> [EXERCISE]
Please retype the records below exactly, leaving out any pictures.
Start of TASK INPUTS
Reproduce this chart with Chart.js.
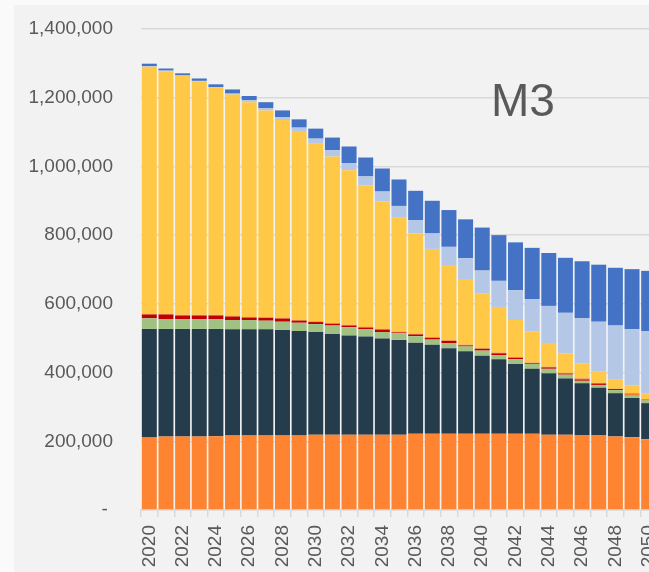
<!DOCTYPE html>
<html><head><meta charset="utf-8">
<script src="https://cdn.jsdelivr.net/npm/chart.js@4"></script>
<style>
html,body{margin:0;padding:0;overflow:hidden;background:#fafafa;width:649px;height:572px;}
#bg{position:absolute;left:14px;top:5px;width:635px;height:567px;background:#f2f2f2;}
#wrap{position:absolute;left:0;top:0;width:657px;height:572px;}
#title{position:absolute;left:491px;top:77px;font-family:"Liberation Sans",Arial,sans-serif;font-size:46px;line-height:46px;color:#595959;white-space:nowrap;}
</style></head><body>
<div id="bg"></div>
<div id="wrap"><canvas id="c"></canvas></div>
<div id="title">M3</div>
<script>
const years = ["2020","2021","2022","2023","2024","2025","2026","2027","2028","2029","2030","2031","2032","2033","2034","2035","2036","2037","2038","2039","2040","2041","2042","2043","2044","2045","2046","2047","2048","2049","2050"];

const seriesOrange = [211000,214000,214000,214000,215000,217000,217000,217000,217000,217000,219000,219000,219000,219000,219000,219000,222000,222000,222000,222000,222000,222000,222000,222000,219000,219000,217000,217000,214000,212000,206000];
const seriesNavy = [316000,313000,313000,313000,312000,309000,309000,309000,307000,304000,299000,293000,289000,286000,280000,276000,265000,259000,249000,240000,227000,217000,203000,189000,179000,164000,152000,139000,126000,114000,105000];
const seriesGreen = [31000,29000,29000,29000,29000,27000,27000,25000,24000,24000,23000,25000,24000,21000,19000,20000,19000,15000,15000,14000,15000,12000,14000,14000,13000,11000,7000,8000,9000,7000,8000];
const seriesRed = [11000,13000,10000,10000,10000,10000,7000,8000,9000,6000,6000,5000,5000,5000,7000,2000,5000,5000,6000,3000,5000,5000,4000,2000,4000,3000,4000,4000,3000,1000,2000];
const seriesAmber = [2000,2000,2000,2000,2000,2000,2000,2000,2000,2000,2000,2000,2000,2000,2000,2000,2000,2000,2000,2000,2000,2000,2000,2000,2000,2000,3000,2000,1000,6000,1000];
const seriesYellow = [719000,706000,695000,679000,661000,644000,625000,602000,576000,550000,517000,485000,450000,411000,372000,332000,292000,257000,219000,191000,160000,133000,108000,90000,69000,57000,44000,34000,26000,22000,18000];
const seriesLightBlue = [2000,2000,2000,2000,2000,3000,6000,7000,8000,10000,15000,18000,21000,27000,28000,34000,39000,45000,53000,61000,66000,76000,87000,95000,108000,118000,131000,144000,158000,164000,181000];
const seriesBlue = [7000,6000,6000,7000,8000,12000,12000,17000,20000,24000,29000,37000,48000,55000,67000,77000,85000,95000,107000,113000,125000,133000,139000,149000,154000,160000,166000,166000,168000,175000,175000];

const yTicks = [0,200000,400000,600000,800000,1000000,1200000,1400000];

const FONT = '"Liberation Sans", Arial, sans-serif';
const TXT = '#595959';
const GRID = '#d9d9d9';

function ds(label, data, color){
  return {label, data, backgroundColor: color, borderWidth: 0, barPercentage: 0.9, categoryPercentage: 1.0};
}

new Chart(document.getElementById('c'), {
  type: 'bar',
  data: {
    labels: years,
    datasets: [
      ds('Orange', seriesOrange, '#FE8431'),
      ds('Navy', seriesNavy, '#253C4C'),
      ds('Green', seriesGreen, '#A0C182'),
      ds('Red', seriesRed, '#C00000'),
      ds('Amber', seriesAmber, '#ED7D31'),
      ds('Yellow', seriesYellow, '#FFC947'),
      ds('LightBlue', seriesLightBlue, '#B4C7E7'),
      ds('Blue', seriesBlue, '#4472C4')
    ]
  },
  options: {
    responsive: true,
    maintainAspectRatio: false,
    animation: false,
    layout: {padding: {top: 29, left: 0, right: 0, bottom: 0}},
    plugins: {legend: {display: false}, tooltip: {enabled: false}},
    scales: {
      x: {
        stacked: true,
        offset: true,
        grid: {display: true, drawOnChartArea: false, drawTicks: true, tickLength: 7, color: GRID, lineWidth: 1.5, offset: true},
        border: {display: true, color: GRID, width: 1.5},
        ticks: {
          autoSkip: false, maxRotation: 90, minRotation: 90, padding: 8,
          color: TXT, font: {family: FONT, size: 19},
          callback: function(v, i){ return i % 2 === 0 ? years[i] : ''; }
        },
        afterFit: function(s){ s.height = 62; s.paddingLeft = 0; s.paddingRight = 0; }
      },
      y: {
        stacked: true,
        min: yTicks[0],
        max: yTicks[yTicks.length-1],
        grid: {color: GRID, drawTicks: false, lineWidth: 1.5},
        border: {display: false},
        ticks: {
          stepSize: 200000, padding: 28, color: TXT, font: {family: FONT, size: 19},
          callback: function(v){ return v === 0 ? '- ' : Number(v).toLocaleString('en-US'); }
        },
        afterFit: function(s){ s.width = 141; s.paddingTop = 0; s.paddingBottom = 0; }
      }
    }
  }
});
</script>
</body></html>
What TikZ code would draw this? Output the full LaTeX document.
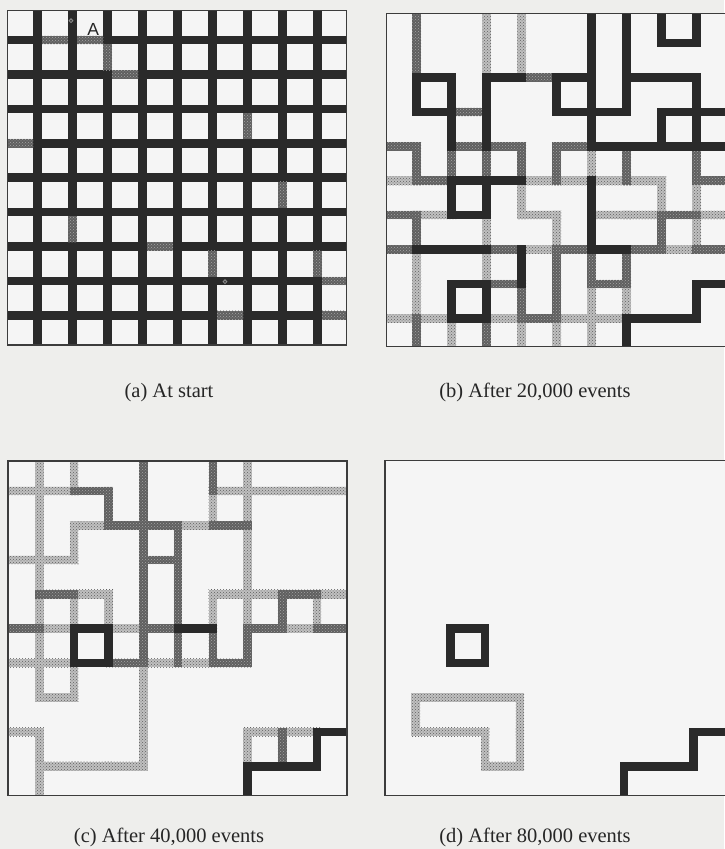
End of TASK INPUTS
> [CORRECT OUTPUT]
Reproduce this chart with Chart.js.
<!DOCTYPE html>
<html><head><meta charset="utf-8">
<script src="https://cdn.jsdelivr.net/npm/chart.js@4"></script>
<style>
html,body{margin:0;padding:0;overflow:hidden;background:#fafafa;width:649px;height:572px;}
#bg{position:absolute;left:14px;top:5px;width:635px;height:567px;background:#f2f2f2;}
#wrap{position:absolute;left:0;top:0;width:657px;height:572px;}
#title{position:absolute;left:491px;top:77px;font-family:"Liberation Sans",Arial,sans-serif;font-size:46px;line-height:46px;color:#595959;white-space:nowrap;}
</style></head><body>
<div id="bg"></div>
<div id="wrap"><canvas id="c"></canvas></div>
<div id="title">M3</div>
<script>
const years = ["2020","2021","2022","2023","2024","2025","2026","2027","2028","2029","2030","2031","2032","2033","2034","2035","2036","2037","2038","2039","2040","2041","2042","2043","2044","2045","2046","2047","2048","2049","2050"];

const seriesOrange = [211000,214000,214000,214000,215000,217000,217000,217000,217000,217000,219000,219000,219000,219000,219000,219000,222000,222000,222000,222000,222000,222000,222000,222000,219000,219000,217000,217000,214000,212000,206000];
const seriesNavy = [316000,313000,313000,313000,312000,309000,309000,309000,307000,304000,299000,293000,289000,286000,280000,276000,265000,259000,249000,240000,227000,217000,203000,189000,179000,164000,152000,139000,126000,114000,105000];
const seriesGreen = [31000,29000,29000,29000,29000,27000,27000,25000,24000,24000,23000,25000,24000,21000,19000,20000,19000,15000,15000,14000,15000,12000,14000,14000,13000,11000,7000,8000,9000,7000,8000];
const seriesRed = [11000,13000,10000,10000,10000,10000,7000,8000,9000,6000,6000,5000,5000,5000,7000,2000,5000,5000,6000,3000,5000,5000,4000,2000,4000,3000,4000,4000,3000,1000,2000];
const seriesAmber = [2000,2000,2000,2000,2000,2000,2000,2000,2000,2000,2000,2000,2000,2000,2000,2000,2000,2000,2000,2000,2000,2000,2000,2000,2000,2000,3000,2000,1000,6000,1000];
const seriesYellow = [719000,706000,695000,679000,661000,644000,625000,602000,576000,550000,517000,485000,450000,411000,372000,332000,292000,257000,219000,191000,160000,133000,108000,90000,69000,57000,44000,34000,26000,22000,18000];
const seriesLightBlue = [2000,2000,2000,2000,2000,3000,6000,7000,8000,10000,15000,18000,21000,27000,28000,34000,39000,45000,53000,61000,66000,76000,87000,95000,108000,118000,131000,144000,158000,164000,181000];
const seriesBlue = [7000,6000,6000,7000,8000,12000,12000,17000,20000,24000,29000,37000,48000,55000,67000,77000,85000,95000,107000,113000,125000,133000,139000,149000,154000,160000,166000,166000,168000,175000,175000];

const yTicks = [0,200000,400000,600000,800000,1000000,1200000,1400000];

const FONT = '"Liberation Sans", Arial, sans-serif';
const TXT = '#595959';
const GRID = '#d9d9d9';

function ds(label, data, color){
  return {label, data, backgroundColor: color, borderWidth: 0, barPercentage: 0.9, categoryPercentage: 1.0};
}

new Chart(document.getElementById('c'), {
  type: 'bar',
  data: {
    labels: years,
    datasets: [
      ds('Orange', seriesOrange, '#FE8431'),
      ds('Navy', seriesNavy, '#253C4C'),
      ds('Green', seriesGreen, '#A0C182'),
      ds('Red', seriesRed, '#C00000'),
      ds('Amber', seriesAmber, '#ED7D31'),
      ds('Yellow', seriesYellow, '#FFC947'),
      ds('LightBlue', seriesLightBlue, '#B4C7E7'),
      ds('Blue', seriesBlue, '#4472C4')
    ]
  },
  options: {
    responsive: true,
    maintainAspectRatio: false,
    animation: false,
    layout: {padding: {top: 29, left: 0, right: 0, bottom: 0}},
    plugins: {legend: {display: false}, tooltip: {enabled: false}},
    scales: {
      x: {
        stacked: true,
        offset: true,
        grid: {display: true, drawOnChartArea: false, drawTicks: true, tickLength: 7, color: GRID, lineWidth: 1.5, offset: true},
        border: {display: true, color: GRID, width: 1.5},
        ticks: {
          autoSkip: false, maxRotation: 90, minRotation: 90, padding: 8,
          color: TXT, font: {family: FONT, size: 19},
          callback: function(v, i){ return i % 2 === 0 ? years[i] : ''; }
        },
        afterFit: function(s){ s.height = 62; s.paddingLeft = 0; s.paddingRight = 0; }
      },
      y: {
        stacked: true,
        min: yTicks[0],
        max: yTicks[yTicks.length-1],
        grid: {color: GRID, drawTicks: false, lineWidth: 1.5},
        border: {display: false},
        ticks: {
          stepSize: 200000, padding: 28, color: TXT, font: {family: FONT, size: 19},
          callback: function(v){ return v === 0 ? '- ' : Number(v).toLocaleString('en-US'); }
        },
        afterFit: function(s){ s.width = 141; s.paddingTop = 0; s.paddingBottom = 0; }
      }
    }
  }
});
</script>
</body></html>
What TikZ code would draw this? Output the full LaTeX document.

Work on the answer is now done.